Plotting code records:
▬▬▬

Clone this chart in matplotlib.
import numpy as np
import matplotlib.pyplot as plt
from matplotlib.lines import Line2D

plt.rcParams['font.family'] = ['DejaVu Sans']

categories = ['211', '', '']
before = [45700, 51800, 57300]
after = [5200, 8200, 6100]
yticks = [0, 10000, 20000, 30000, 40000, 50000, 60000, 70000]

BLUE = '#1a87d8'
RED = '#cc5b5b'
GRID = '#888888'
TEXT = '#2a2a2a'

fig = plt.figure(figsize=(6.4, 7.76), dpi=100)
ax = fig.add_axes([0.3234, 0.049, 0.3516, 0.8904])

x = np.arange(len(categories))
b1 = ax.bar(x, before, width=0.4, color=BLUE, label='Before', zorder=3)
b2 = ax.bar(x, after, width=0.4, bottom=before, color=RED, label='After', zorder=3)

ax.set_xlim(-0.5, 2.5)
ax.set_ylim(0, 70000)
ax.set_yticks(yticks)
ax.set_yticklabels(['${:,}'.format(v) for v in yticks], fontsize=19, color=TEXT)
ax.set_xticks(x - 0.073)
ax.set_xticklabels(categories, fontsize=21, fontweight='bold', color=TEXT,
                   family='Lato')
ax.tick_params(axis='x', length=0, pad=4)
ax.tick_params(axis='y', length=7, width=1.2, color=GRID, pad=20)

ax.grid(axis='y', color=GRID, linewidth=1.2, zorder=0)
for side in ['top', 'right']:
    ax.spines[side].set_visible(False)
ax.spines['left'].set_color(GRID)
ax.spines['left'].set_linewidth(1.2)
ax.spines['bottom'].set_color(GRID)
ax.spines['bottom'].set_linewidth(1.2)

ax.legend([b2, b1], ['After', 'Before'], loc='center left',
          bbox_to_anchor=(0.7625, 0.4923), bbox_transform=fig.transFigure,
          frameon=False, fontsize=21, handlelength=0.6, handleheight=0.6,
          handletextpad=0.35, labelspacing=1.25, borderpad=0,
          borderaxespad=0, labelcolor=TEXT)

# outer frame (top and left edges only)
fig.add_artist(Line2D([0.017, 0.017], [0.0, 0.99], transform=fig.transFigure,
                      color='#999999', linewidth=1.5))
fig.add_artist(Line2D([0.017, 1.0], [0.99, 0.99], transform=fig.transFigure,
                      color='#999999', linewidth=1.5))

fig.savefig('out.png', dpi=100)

▬▬▬

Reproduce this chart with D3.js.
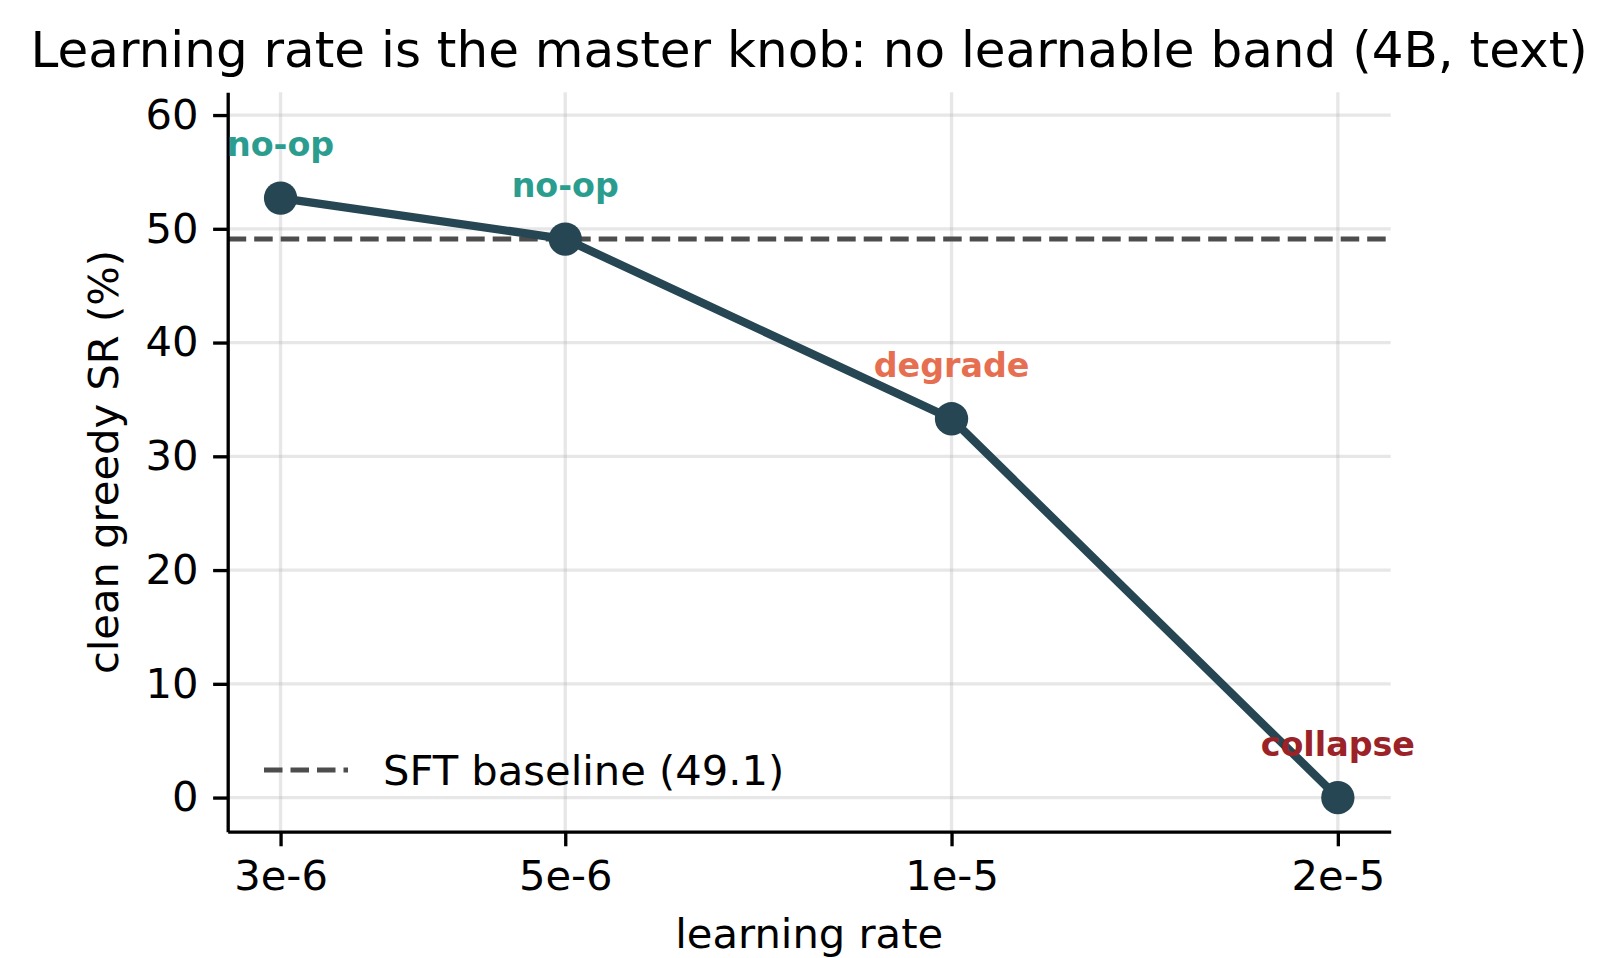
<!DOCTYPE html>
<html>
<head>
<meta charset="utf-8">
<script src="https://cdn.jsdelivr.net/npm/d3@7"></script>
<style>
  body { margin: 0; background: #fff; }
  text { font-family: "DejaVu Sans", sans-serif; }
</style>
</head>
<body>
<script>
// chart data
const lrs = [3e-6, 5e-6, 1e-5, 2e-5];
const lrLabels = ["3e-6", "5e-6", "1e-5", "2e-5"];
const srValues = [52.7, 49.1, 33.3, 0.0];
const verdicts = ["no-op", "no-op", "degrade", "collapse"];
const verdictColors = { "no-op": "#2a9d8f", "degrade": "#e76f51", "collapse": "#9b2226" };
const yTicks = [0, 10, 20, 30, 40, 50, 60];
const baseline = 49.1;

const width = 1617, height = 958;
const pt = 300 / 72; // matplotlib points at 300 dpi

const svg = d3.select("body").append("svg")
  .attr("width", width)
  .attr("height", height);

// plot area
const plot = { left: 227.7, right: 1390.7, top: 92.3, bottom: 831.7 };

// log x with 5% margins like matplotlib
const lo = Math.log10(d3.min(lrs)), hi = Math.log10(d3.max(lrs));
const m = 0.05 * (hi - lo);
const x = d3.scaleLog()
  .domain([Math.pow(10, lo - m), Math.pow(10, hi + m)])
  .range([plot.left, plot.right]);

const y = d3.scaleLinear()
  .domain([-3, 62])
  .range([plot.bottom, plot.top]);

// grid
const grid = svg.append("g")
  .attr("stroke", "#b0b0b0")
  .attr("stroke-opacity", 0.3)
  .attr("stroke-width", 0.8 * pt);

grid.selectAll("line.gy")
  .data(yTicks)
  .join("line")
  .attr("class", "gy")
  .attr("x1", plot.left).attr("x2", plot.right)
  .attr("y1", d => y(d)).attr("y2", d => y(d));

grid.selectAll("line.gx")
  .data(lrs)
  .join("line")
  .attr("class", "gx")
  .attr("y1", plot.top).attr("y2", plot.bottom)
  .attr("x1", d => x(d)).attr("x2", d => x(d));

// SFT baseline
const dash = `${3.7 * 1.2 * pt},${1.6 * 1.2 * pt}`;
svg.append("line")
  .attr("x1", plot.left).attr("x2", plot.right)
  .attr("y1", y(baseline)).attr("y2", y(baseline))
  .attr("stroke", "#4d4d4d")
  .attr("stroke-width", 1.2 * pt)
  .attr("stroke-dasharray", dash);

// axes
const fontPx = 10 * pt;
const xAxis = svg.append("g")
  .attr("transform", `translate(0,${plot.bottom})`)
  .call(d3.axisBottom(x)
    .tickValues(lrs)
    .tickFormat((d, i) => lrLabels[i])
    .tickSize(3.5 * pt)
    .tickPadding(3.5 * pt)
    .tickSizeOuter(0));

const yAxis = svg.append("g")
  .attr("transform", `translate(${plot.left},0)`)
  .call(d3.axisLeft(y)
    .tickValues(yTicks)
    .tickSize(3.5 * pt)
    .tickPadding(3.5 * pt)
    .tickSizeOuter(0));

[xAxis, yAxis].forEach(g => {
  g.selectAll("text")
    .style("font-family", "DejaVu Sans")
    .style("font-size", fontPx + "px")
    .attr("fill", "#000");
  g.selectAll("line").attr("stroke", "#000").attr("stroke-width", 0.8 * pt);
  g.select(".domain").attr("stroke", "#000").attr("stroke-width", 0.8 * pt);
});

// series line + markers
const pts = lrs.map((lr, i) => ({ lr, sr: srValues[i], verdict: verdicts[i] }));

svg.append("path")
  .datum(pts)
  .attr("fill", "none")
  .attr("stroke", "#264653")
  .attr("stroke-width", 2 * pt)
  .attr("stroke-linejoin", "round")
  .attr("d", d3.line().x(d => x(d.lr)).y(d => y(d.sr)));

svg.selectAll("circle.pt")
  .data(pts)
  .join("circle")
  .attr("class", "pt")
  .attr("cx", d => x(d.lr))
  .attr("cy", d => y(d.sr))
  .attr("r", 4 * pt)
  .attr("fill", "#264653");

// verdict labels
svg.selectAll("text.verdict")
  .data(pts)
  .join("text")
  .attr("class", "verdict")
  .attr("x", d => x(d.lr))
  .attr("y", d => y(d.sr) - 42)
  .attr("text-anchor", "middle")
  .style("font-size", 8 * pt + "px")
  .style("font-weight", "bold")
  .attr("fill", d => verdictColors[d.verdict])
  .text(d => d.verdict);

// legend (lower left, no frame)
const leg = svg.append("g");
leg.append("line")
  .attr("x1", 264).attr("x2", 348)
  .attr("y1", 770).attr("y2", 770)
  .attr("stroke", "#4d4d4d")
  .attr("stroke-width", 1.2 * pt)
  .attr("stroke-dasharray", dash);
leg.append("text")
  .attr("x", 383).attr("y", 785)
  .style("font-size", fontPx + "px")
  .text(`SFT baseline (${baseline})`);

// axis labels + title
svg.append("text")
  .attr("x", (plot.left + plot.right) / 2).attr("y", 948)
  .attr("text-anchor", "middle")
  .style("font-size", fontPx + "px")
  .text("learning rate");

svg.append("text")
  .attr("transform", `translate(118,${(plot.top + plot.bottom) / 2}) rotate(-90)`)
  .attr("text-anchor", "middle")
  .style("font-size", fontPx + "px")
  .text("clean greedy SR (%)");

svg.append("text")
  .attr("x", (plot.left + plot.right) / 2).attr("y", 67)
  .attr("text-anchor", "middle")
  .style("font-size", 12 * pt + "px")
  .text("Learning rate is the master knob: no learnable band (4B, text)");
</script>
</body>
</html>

▬▬▬

» PROMPT
Copy verbatim the line that contains "Clone this chart in matplotlib.", the line that contains "plt.rcParams['font.family'] = ['DejaVu Sans']", and all lines between them.

» WORKED SOLUTION
Clone this chart in matplotlib.
import numpy as np
import matplotlib.pyplot as plt
from matplotlib.lines import Line2D

plt.rcParams['font.family'] = ['DejaVu Sans']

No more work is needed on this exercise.